▶ [PROBLEM TO WORK ON]:
Go through the material below and copy each line where the word "React" appears.

▶ [Data listing]:
==============================

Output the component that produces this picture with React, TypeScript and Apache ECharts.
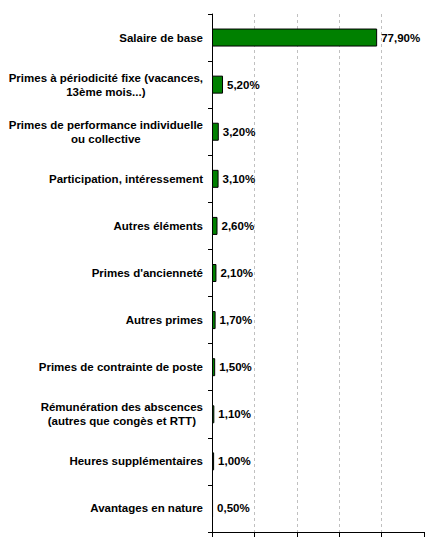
import React, { useEffect, useRef } from "react";
import * as echarts from "echarts";

const categories = [
  "Salaire de base",
  "Primes à périodicité fixe (vacances,\n13ème mois...)",
  "Primes de performance individuelle\nou collective",
  "Participation, intéressement",
  "Autres éléments",
  "Primes d'ancienneté",
  "Autres primes",
  "Primes de contrainte de poste",
  "Rémunération des abscences\n(autres que congès et RTT)",
  "Heures supplémentaires",
  "Avantages en nature",
];
const values = [77.9, 5.2, 3.2, 3.1, 2.6, 2.1, 1.7, 1.5, 1.1, 1.0, 0.5];

const FONT = "'Liberation Sans', Arial, sans-serif";

export default function App() {
  const ref = useRef<HTMLDivElement>(null);
  useEffect(() => {
    if (!ref.current) return;
    const chart = echarts.init(ref.current, null, { renderer: "svg" });
    chart.setOption({
      animation: false,
      backgroundColor: "#ffffff",
      grid: { left: 212, right: 2, top: 14, bottom: 16, containLabel: false },
      xAxis: {
        type: "value",
        min: 0,
        max: 100,
        interval: 20,
        axisLabel: { show: false },
        axisLine: { show: true, lineStyle: { color: "#000", width: 1 } },
        axisTick: { show: true, length: 5, lineStyle: { color: "#000" } },
        splitLine: {
          show: true,
          lineStyle: {
            type: [3, 3],
            color: ["#c0c0c0", "#c0c0c0", "#c0c0c0", "#c0c0c0", "#c0c0c0", "rgba(0,0,0,0)"],
          },
        },
      },
      yAxis: {
        type: "category",
        data: categories,
        inverse: true,
        axisLine: { show: true, lineStyle: { color: "#000", width: 1 } },
        axisTick: { show: true, length: 4, lineStyle: { color: "#000" } },
        axisLabel: {
          margin: 9,
          align: "right",
          formatter: (v: string) =>
            v
              .split("\n")
              .map((l) => "{c|" + l + "}")
              .join("\n"),
          rich: {
            c: {
              align: "center",
              fontFamily: FONT,
              fontWeight: "bold",
              fontSize: 11.5,
              lineHeight: 14,
              color: "#000",
            },
          },
        },
      },
      series: [
        {
          type: "bar",
          data: values,
          barWidth: 18,
          itemStyle: { color: "#008000", borderColor: "#000", borderWidth: 1 },
          label: {
            show: true,
            position: "right",
            distance: 4,
            fontFamily: FONT,
            fontWeight: "bold",
            fontSize: 11.5,
            color: "#000",
            formatter: (p: any) => p.value.toFixed(2).replace(".", ",") + "%",
          },
        },
      ],
    });
    return () => chart.dispose();
  }, []);
  return (
    <div
      ref={ref}
      style={{ position: "fixed", left: 0, top: 0, width: 426, height: 548 }}
    />
  );
}
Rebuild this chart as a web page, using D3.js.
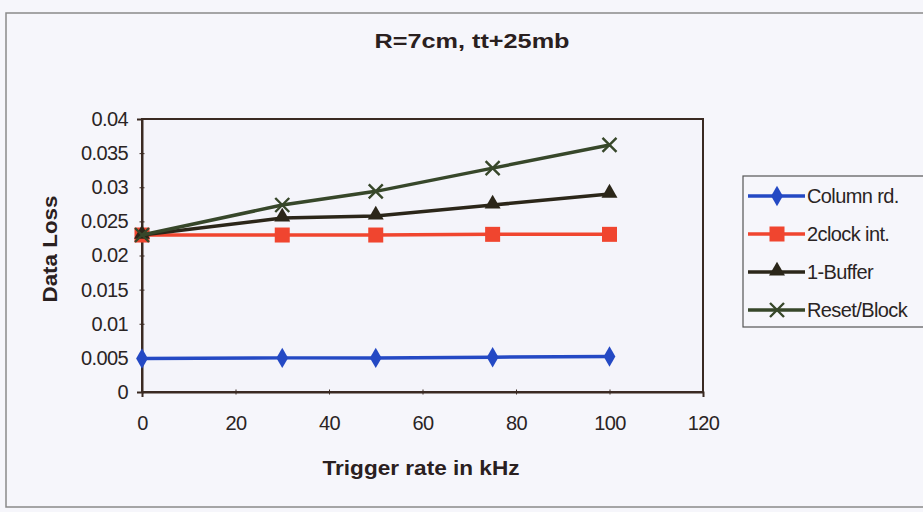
<!DOCTYPE html>
<html lang="en">
<head>
    <meta charset="UTF-8">
    <title>R=7cm, tt+25mb</title>
    <script src="https://d3js.org/d3.v7.min.js"></script>
    <style>
        body, html { margin: 0; background: #f6f6fb; }
        svg { display: block; font-family: "Liberation Sans", Arial, sans-serif; }
    </style>
</head>
<body>
    <div id="chart"></div>
    <script>
        var rates = [0, 30, 50, 75, 100];
        var columnRd = [0.0049, 0.005, 0.005, 0.0051, 0.0052];
        var clockInt = [0.023, 0.023, 0.023, 0.0231, 0.0231];
        var buffer1 = [0.023, 0.0255, 0.0258, 0.0274, 0.029];
        var resetBlock = [0.023, 0.0274, 0.0294, 0.0328, 0.0362];
        var xTicks = [0, 20, 40, 60, 80, 100, 120];
        var yTicks = [0, 0.005, 0.01, 0.015, 0.02, 0.025, 0.03, 0.035, 0.04];

        var series = [
            { name: "Column rd.", values: columnRd, color: "#2449c4", marker: "diamond" },
            { name: "2clock int.", values: clockInt, color: "#f0452f", marker: "square" },
            { name: "1-Buffer", values: buffer1, color: "#2b2619", marker: "triangle" },
            { name: "Reset/Block", values: resetBlock, color: "#37472a", marker: "x" }
        ];

        var width = 923, height = 512;
        var svg = d3.select("#chart").append("svg").attr("width", width).attr("height", height);

        // chart frame
        svg.append("rect").attr("x", 6).attr("y", 13).attr("width", 930).attr("height", 494)
            .attr("fill", "#f6f6fb").attr("stroke", "#8a8a8a").attr("stroke-width", 1.5);

        var x = d3.scaleLinear().domain([0, 120]).range([142, 703]);
        var y = d3.scaleLinear().domain([0, 0.04]).range([392, 119]);

        svg.append("rect").attr("x", x(0)).attr("y", y(0.04))
            .attr("width", x(120) - x(0)).attr("height", y(0) - y(0.04))
            .attr("fill", "#f4f4fa").attr("stroke", "#3a2a22").attr("stroke-width", 2);

        var xAxis = svg.append("g").attr("transform", "translate(0," + y(0) + ")")
            .call(d3.axisBottom(x).tickValues(xTicks).tickSize(5).tickPadding(19).tickFormat(d3.format("d")));
        var yAxis = svg.append("g").attr("transform", "translate(" + x(0) + ",0)")
            .call(d3.axisLeft(y).tickValues(yTicks).tickSize(5).tickPadding(9).tickFormat(d => d === 0 ? "0" : String(+d.toFixed(3))));
        [xAxis, yAxis].forEach(function (g) {
            g.select(".domain").attr("stroke", "#3a2a22").attr("stroke-width", 2);
            g.selectAll(".tick line").attr("stroke", "#3a2a22");
            g.selectAll(".tick text").attr("font-size", 20).attr("letter-spacing", -0.6).attr("fill", "#2a2424");
        });
        xAxis.selectAll(".tick line").attr("transform", "translate(0,-2.5)");
        yAxis.selectAll(".tick line").attr("transform", "translate(2.5,0)");

        svg.append("text").attr("x", 472).attr("y", 48).attr("text-anchor", "middle")
            .attr("font-size", 21).attr("font-weight", "bold").attr("fill", "#2a2020")
            .attr("textLength", 195).attr("lengthAdjust", "spacingAndGlyphs")
            .text("R=7cm, tt+25mb");
        svg.append("text").attr("x", 421).attr("y", 475).attr("text-anchor", "middle")
            .attr("font-size", 21).attr("font-weight", "bold").attr("fill", "#2a2020")
            .attr("textLength", 197).attr("lengthAdjust", "spacingAndGlyphs")
            .text("Trigger rate in kHz");
        svg.append("text").attr("transform", "translate(57,249) rotate(-90)").attr("text-anchor", "middle")
            .attr("font-size", 20).attr("font-weight", "bold").attr("fill", "#2a2020")
            .attr("textLength", 107).attr("lengthAdjust", "spacingAndGlyphs")
            .text("Data Loss");

        function drawMarker(g, type, color, cx, cy) {
            if (type === "diamond") {
                g.append("path").attr("d", d3.symbol(d3.symbolDiamond, 120)())
                    .attr("transform", "translate(" + cx + "," + cy + ")").attr("fill", color);
            } else if (type === "square") {
                g.append("rect").attr("x", cx - 7.5).attr("y", cy - 7.5).attr("width", 15).attr("height", 15).attr("fill", color);
            } else if (type === "triangle") {
                g.append("path").attr("d", d3.symbol(d3.symbolTriangle, 110)())
                    .attr("transform", "translate(" + cx + "," + (cy - 1) + ")").attr("fill", color);
            } else {
                g.append("path").attr("d", "M-7,-7L7,7M-7,7L7,-7")
                    .attr("transform", "translate(" + cx + "," + cy + ")")
                    .attr("stroke", color).attr("stroke-width", 2.4).attr("fill", "none");
            }
        }

        var line = d3.line().x((d, i) => x(rates[i])).y(d => y(d));
        series.forEach(function (s) {
            var g = svg.append("g");
            g.append("path").datum(s.values).attr("d", line)
                .attr("fill", "none").attr("stroke", s.color).attr("stroke-width", 3.5);
            s.values.forEach(function (v, i) {
                drawMarker(g, s.marker, s.color, x(rates[i]), y(v));
            });
        });

        // legend
        var lg = svg.append("g");
        lg.append("rect").attr("x", 743).attr("y", 176).attr("width", 200).attr("height", 151)
            .attr("fill", "#f6f6fb").attr("stroke", "#555").attr("stroke-width", 1.2);
        series.forEach(function (s, i) {
            var ly = 196 + i * 38;
            lg.append("line").attr("x1", 748).attr("x2", 805).attr("y1", ly).attr("y2", ly)
                .attr("stroke", s.color).attr("stroke-width", 3.5);
            drawMarker(lg, s.marker, s.color, 777, ly);
            lg.append("text").attr("x", 807).attr("y", ly + 7).attr("font-size", 20)
                .attr("fill", "#2a2424").attr("letter-spacing", -0.6).text(s.name);
        });
    </script>
</body>
</html>
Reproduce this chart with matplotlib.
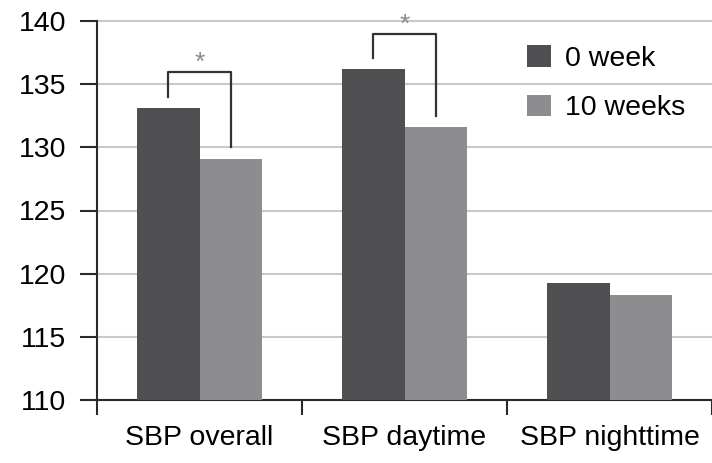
import numpy as np
import matplotlib
matplotlib.use("Agg")
import matplotlib.pyplot as plt

plt.rcParams['font.family'] = ['Liberation Sans', 'DejaVu Sans']

# --- data ---
categories = ['SBP overall', 'SBP daytime', 'SBP nighttime']
week0 = [133.1, 136.2, 119.3]
week10 = [129.1, 131.6, 118.3]
series_labels = ['0 week', '10 weeks']
yticks = [110, 115, 120, 125, 130, 135, 140]
# significance brackets: (category index, bracket top value)
sig = [(0, 136.0), (1, 139.0)]

dark = '#4f4f51'
light = '#8d8d8f'

fig = plt.figure(figsize=(7.12, 4.63), dpi=100)
ax = fig.add_axes([97 / 712, 1 - 400 / 463, 1 - 97 / 712, (400 - 21) / 463])

x = np.arange(len(categories))
w = 0.307
ax.bar(x - w / 2, week0, w, bottom=0, color=dark, label=series_labels[0], zorder=3)
ax.bar(x + w / 2, week10, w, bottom=0, color=light, label=series_labels[1], zorder=3)

ax.set_ylim(110, 140)
ax.set_xlim(-0.5, len(categories) - 0.5)
ax.set_yticks(yticks)
ax.set_yticklabels([str(v) for v in yticks], fontsize=20.5)

# category boundaries as x ticks, labels at centres
ax.set_xticks(np.arange(len(categories) + 1) - 0.5)
ax.set_xticklabels([])
ax.set_xticks(x, minor=True)
ax.set_xticklabels(categories, minor=True, fontsize=20.5)
ax.tick_params(axis='x', which='minor', length=0, pad=18)
ax.tick_params(axis='x', which='major', length=11, width=1.5, color='#2a2a2a')
ax.tick_params(axis='y', length=12, width=1.5, color='#2a2a2a', pad=10)

for v in yticks[1:]:
    ax.axhline(v, color='#c9c9c9', lw=1.5, zorder=1, clip_on=False)

for s in ['top', 'right']:
    ax.spines[s].set_visible(False)
for s in ['left', 'bottom']:
    ax.spines[s].set_linewidth(1.5)
    ax.spines[s].set_color('#2a2a2a')

# brackets
for i, top in sig:
    xl = i - w / 2
    xr = i + w / 2
    ax.plot([xl, xl, xr, xr], [week0[i] + 0.9, top, top, week10[i] + 0.9],
            color='#333333', lw=1.6, zorder=4, clip_on=False)
    ax.text(i, top + 0.7, '*', ha='center', va='center', fontsize=19,
            color='#8a8a8a', clip_on=False)

ax.legend(loc='upper left', bbox_to_anchor=(527 / 712, 1 - 45 / 463),
          bbox_transform=fig.transFigure, frameon=False, fontsize=20.5,
          borderpad=0, borderaxespad=0, handlelength=0.85, handleheight=0.8,
          handletextpad=0.5, labelspacing=0.8)

fig.savefig('out.png', dpi=100)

==============================

▶ [WORKED SOLUTION]:
Output the component that produces this picture with React, TypeScript and Apache ECharts.
import React, { useEffect, useRef } from "react";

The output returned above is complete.